- _Your objective_: Reproduce exactly the lines of the material beneath, from the line that contains "What TikZ code" to the line that contains "minimum width=207, minimum", both included, and no other lines.

- _Record excerpts_:
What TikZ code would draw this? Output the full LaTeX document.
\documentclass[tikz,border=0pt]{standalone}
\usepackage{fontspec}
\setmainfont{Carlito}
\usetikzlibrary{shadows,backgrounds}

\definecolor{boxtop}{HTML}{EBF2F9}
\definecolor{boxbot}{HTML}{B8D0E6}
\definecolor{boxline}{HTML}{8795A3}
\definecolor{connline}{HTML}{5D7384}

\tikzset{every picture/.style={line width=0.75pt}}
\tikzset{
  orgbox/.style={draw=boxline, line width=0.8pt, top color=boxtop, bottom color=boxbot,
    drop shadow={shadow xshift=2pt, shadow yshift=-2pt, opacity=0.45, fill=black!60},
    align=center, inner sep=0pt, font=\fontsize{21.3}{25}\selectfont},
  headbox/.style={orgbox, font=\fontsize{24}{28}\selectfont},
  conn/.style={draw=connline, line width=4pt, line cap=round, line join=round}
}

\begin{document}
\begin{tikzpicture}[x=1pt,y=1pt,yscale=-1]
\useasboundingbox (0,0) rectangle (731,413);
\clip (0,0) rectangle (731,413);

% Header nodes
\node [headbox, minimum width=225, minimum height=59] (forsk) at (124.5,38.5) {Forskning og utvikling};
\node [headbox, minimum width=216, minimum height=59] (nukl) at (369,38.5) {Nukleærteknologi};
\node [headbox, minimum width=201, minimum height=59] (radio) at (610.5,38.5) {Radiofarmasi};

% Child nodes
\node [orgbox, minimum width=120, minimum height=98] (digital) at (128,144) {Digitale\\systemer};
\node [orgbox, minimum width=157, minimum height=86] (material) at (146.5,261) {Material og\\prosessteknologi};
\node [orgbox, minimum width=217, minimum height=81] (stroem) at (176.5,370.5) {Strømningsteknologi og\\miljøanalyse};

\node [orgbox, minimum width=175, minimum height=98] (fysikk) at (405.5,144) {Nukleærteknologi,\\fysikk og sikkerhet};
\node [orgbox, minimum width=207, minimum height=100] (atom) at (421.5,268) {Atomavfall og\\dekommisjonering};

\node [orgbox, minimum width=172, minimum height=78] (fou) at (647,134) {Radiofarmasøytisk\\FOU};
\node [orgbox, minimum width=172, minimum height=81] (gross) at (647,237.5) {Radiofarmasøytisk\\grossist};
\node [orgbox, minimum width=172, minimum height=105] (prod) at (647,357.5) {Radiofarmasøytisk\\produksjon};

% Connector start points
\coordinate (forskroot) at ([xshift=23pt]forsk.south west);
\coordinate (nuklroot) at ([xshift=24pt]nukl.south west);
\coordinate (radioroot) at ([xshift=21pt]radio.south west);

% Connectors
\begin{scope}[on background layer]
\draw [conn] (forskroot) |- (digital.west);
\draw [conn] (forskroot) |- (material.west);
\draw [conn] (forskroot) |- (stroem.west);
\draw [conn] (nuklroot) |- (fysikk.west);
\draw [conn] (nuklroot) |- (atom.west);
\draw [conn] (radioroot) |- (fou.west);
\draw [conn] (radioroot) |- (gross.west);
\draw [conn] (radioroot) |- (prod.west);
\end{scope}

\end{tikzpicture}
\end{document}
...
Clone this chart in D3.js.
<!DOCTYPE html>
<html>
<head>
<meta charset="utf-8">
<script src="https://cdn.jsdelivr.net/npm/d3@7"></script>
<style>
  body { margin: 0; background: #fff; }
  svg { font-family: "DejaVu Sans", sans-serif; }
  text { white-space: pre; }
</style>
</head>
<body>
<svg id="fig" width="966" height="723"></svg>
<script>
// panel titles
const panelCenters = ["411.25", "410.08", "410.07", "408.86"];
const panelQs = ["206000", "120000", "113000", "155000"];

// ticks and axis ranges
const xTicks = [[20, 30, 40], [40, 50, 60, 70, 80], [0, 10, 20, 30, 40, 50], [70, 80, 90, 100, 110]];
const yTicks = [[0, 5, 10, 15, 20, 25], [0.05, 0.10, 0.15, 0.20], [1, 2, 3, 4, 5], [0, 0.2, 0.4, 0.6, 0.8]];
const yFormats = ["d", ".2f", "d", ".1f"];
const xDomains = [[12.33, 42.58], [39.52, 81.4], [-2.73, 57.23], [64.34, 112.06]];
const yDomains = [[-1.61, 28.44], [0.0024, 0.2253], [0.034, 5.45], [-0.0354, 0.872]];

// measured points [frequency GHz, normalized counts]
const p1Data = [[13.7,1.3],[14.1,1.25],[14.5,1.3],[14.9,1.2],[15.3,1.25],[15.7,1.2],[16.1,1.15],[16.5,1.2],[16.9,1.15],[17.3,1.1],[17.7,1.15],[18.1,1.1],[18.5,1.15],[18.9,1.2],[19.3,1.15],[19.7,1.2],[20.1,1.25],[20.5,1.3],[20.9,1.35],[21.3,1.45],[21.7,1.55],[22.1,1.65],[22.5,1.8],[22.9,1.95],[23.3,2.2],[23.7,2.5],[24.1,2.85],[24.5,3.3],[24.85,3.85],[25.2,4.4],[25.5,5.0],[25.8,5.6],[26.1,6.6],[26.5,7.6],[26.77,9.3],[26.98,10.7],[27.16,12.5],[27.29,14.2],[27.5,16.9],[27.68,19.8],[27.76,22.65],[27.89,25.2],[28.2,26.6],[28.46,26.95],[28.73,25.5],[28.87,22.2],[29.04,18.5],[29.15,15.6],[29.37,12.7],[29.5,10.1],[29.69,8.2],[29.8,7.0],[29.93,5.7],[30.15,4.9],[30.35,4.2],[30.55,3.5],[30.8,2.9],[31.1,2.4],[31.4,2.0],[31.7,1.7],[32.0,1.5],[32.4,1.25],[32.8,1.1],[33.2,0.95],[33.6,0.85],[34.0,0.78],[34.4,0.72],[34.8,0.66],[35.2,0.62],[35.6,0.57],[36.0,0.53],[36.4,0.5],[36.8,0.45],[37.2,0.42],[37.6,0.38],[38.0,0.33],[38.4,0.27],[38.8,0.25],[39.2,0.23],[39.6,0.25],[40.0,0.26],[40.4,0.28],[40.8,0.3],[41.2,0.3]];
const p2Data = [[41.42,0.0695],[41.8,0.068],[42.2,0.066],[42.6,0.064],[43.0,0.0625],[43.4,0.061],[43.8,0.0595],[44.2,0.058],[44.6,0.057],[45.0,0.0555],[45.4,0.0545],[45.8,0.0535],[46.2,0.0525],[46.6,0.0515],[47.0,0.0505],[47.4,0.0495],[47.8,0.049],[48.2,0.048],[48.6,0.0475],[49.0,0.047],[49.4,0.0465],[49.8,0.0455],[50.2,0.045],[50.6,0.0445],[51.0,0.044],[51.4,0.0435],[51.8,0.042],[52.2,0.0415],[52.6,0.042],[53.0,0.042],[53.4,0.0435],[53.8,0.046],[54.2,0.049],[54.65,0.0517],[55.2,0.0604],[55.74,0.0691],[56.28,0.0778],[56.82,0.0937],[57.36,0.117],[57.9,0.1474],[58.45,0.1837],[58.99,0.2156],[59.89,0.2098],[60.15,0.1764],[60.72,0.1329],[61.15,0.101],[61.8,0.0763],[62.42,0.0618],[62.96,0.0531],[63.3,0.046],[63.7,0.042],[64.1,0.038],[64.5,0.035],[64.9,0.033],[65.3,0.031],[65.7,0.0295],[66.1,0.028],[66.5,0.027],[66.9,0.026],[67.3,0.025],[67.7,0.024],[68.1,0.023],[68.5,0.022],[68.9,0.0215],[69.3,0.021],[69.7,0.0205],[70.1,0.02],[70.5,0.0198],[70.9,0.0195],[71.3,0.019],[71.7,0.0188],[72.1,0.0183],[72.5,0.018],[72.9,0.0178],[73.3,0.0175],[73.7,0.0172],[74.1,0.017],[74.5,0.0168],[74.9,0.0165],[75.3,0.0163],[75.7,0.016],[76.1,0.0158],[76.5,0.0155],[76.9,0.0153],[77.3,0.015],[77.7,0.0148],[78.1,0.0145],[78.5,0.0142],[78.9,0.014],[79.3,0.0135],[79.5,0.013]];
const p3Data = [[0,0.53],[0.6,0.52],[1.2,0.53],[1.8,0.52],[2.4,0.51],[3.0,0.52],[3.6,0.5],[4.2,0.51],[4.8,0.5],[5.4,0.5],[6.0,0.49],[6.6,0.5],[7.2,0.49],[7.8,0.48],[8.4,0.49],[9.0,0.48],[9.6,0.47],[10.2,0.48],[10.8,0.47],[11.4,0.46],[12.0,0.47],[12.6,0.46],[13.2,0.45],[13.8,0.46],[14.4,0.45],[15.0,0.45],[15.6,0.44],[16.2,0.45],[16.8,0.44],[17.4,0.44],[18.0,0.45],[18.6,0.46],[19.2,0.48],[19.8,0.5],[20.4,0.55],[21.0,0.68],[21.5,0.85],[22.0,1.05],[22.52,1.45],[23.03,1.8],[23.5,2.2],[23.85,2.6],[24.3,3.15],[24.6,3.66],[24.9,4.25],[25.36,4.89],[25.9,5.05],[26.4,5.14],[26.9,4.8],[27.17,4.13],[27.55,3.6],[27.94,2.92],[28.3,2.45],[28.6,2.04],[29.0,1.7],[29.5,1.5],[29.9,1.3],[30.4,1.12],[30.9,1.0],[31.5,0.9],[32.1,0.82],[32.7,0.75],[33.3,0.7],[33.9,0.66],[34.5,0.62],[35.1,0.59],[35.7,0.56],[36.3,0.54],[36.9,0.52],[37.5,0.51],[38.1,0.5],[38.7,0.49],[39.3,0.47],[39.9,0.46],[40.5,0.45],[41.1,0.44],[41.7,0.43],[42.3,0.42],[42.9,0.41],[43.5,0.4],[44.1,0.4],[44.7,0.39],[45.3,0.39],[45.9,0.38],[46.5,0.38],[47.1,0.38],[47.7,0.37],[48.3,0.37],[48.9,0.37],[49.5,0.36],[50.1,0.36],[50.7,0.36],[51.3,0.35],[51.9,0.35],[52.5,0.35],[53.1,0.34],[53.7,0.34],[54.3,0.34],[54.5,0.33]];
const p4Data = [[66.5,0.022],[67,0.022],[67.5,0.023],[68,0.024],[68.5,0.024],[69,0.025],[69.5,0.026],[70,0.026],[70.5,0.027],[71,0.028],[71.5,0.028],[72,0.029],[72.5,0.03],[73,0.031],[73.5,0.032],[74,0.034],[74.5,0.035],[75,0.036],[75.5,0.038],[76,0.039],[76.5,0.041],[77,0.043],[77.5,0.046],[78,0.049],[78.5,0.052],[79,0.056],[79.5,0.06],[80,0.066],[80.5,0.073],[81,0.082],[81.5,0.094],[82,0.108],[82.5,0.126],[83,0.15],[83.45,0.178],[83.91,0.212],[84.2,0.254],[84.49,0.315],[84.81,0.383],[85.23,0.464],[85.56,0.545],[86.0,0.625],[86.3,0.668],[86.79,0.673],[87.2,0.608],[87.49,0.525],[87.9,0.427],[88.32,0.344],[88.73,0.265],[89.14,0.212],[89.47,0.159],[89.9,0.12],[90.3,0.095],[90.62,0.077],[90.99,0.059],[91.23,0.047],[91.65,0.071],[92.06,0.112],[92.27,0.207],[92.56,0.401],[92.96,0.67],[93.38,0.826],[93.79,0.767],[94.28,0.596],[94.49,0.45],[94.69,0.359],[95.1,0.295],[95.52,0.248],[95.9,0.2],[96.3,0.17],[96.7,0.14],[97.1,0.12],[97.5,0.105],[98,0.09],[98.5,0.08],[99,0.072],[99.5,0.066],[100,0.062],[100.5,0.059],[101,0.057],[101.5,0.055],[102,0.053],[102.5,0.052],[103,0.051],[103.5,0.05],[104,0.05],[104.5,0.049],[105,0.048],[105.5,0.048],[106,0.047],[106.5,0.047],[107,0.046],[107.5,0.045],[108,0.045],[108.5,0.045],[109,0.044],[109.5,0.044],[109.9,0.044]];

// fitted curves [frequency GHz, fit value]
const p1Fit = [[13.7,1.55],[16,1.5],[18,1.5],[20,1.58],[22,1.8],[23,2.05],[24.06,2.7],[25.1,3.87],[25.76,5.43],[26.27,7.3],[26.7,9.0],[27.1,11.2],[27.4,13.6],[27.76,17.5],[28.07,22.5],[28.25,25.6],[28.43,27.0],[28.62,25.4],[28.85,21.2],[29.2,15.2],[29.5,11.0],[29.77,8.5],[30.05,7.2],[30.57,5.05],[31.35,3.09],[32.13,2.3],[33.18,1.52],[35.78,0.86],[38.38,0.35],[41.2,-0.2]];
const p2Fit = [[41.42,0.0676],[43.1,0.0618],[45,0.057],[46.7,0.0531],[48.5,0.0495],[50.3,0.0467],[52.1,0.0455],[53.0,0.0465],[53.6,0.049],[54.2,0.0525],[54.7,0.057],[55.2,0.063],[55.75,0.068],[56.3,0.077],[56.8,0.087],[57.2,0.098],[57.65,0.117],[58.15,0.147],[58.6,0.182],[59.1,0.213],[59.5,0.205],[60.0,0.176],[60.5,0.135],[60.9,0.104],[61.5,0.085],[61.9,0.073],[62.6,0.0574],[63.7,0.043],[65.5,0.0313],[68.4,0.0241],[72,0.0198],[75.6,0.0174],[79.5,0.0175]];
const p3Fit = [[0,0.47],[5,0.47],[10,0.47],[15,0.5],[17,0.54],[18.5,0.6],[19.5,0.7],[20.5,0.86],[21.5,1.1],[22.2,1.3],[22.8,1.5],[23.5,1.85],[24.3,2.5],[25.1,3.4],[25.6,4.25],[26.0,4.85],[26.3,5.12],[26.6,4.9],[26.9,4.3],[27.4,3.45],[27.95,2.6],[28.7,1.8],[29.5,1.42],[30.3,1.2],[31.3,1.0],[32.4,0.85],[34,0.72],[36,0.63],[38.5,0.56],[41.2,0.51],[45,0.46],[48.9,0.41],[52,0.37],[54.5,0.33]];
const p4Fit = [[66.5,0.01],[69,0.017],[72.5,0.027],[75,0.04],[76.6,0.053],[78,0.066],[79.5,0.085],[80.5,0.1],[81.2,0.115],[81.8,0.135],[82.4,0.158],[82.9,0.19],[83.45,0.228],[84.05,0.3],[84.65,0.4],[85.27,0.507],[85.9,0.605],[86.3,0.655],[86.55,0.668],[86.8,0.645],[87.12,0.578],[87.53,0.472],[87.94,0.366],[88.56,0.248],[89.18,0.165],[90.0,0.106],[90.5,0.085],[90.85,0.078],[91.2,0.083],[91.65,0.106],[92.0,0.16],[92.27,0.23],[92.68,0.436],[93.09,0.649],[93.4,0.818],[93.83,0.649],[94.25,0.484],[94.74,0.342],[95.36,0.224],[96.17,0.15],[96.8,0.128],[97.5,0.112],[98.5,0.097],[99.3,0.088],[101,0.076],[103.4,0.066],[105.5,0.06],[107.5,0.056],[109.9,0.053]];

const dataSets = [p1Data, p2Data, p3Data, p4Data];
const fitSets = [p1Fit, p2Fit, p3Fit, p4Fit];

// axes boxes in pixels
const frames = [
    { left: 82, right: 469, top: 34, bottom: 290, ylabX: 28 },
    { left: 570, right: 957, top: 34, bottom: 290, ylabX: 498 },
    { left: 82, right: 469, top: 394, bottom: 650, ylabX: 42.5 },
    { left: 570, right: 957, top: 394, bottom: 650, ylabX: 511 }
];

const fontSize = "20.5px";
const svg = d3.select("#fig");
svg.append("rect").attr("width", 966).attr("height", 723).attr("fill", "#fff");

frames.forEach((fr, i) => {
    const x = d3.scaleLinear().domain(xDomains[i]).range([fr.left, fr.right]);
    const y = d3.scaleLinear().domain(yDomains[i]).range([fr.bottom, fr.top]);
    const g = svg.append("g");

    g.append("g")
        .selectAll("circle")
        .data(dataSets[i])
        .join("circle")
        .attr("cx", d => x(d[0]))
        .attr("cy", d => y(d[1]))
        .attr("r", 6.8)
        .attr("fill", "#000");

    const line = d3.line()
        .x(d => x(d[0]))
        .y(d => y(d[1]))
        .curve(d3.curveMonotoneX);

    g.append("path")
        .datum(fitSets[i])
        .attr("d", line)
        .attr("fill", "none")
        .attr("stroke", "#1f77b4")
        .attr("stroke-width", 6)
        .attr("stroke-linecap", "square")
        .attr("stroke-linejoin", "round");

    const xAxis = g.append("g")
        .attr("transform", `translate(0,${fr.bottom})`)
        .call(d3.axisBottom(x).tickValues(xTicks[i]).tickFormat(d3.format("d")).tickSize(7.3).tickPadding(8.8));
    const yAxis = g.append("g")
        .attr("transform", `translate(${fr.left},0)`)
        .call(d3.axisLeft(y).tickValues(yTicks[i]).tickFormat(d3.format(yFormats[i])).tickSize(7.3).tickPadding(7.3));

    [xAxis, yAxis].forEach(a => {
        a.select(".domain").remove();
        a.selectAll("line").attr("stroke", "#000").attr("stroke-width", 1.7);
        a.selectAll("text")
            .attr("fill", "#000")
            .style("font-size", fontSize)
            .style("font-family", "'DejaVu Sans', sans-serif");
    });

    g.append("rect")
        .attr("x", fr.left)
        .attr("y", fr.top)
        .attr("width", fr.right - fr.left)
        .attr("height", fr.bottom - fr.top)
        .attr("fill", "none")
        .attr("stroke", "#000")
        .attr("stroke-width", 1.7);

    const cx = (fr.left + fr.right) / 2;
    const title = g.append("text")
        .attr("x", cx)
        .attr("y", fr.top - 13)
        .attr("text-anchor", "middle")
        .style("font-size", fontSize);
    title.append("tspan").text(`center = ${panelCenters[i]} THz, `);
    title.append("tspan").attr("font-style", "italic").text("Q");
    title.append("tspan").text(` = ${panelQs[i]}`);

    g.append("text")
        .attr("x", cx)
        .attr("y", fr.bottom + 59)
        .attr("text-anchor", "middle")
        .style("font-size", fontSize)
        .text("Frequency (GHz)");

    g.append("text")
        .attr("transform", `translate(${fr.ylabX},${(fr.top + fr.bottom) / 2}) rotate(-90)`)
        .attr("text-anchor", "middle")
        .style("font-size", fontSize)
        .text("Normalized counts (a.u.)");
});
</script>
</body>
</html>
...
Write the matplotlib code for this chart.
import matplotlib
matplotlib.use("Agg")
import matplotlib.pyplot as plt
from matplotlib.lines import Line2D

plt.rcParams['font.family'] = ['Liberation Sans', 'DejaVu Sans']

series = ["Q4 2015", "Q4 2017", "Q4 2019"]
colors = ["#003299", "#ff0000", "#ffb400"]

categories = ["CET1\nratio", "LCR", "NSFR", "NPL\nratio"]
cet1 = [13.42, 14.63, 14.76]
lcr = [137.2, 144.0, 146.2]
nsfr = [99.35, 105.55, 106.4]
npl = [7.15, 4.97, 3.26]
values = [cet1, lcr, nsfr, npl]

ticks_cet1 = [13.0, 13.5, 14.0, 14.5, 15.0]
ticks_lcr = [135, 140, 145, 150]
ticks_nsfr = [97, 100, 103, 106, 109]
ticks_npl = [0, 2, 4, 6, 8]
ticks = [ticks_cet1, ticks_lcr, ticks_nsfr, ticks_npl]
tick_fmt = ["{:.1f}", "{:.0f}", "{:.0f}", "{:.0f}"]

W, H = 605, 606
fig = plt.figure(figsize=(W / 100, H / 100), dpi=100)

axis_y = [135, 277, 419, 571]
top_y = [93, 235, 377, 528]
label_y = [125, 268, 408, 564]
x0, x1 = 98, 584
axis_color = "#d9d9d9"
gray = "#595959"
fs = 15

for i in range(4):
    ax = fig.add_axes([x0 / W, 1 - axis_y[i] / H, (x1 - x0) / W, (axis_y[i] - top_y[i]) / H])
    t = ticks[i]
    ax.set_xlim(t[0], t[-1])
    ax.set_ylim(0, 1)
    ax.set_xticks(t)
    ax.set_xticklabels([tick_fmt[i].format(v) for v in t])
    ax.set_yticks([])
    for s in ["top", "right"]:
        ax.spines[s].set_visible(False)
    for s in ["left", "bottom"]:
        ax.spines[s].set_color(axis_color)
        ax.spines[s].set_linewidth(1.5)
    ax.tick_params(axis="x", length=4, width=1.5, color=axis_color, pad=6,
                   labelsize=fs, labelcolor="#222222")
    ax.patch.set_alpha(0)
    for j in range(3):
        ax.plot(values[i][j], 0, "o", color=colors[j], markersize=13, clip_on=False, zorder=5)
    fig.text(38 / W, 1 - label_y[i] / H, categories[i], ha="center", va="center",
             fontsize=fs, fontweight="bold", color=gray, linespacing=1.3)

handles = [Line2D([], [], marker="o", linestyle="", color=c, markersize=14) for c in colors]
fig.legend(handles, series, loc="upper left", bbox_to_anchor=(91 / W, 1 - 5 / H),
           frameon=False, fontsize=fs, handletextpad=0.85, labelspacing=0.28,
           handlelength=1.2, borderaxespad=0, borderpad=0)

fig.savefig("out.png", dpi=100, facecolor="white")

- _The answer_:
What TikZ code would draw this? Output the full LaTeX document.
\documentclass[tikz,border=0pt]{standalone}
\usepackage{fontspec}
\setmainfont{Carlito}
\usetikzlibrary{shadows,backgrounds}

\definecolor{boxtop}{HTML}{EBF2F9}
\definecolor{boxbot}{HTML}{B8D0E6}
\definecolor{boxline}{HTML}{8795A3}
\definecolor{connline}{HTML}{5D7384}

\tikzset{every picture/.style={line width=0.75pt}}
\tikzset{
  orgbox/.style={draw=boxline, line width=0.8pt, top color=boxtop, bottom color=boxbot,
    drop shadow={shadow xshift=2pt, shadow yshift=-2pt, opacity=0.45, fill=black!60},
    align=center, inner sep=0pt, font=\fontsize{21.3}{25}\selectfont},
  headbox/.style={orgbox, font=\fontsize{24}{28}\selectfont},
  conn/.style={draw=connline, line width=4pt, line cap=round, line join=round}
}

\begin{document}
\begin{tikzpicture}[x=1pt,y=1pt,yscale=-1]
\useasboundingbox (0,0) rectangle (731,413);
\clip (0,0) rectangle (731,413);

% Header nodes
\node [headbox, minimum width=225, minimum height=59] (forsk) at (124.5,38.5) {Forskning og utvikling};
\node [headbox, minimum width=216, minimum height=59] (nukl) at (369,38.5) {Nukleærteknologi};
\node [headbox, minimum width=201, minimum height=59] (radio) at (610.5,38.5) {Radiofarmasi};

% Child nodes
\node [orgbox, minimum width=120, minimum height=98] (digital) at (128,144) {Digitale\\systemer};
\node [orgbox, minimum width=157, minimum height=86] (material) at (146.5,261) {Material og\\prosessteknologi};
\node [orgbox, minimum width=217, minimum height=81] (stroem) at (176.5,370.5) {Strømningsteknologi og\\miljøanalyse};

\node [orgbox, minimum width=175, minimum height=98] (fysikk) at (405.5,144) {Nukleærteknologi,\\fysikk og sikkerhet};
\node [orgbox, minimum width=207, minimum height=100] (atom) at (421.5,268) {Atomavfall og\\dekommisjonering};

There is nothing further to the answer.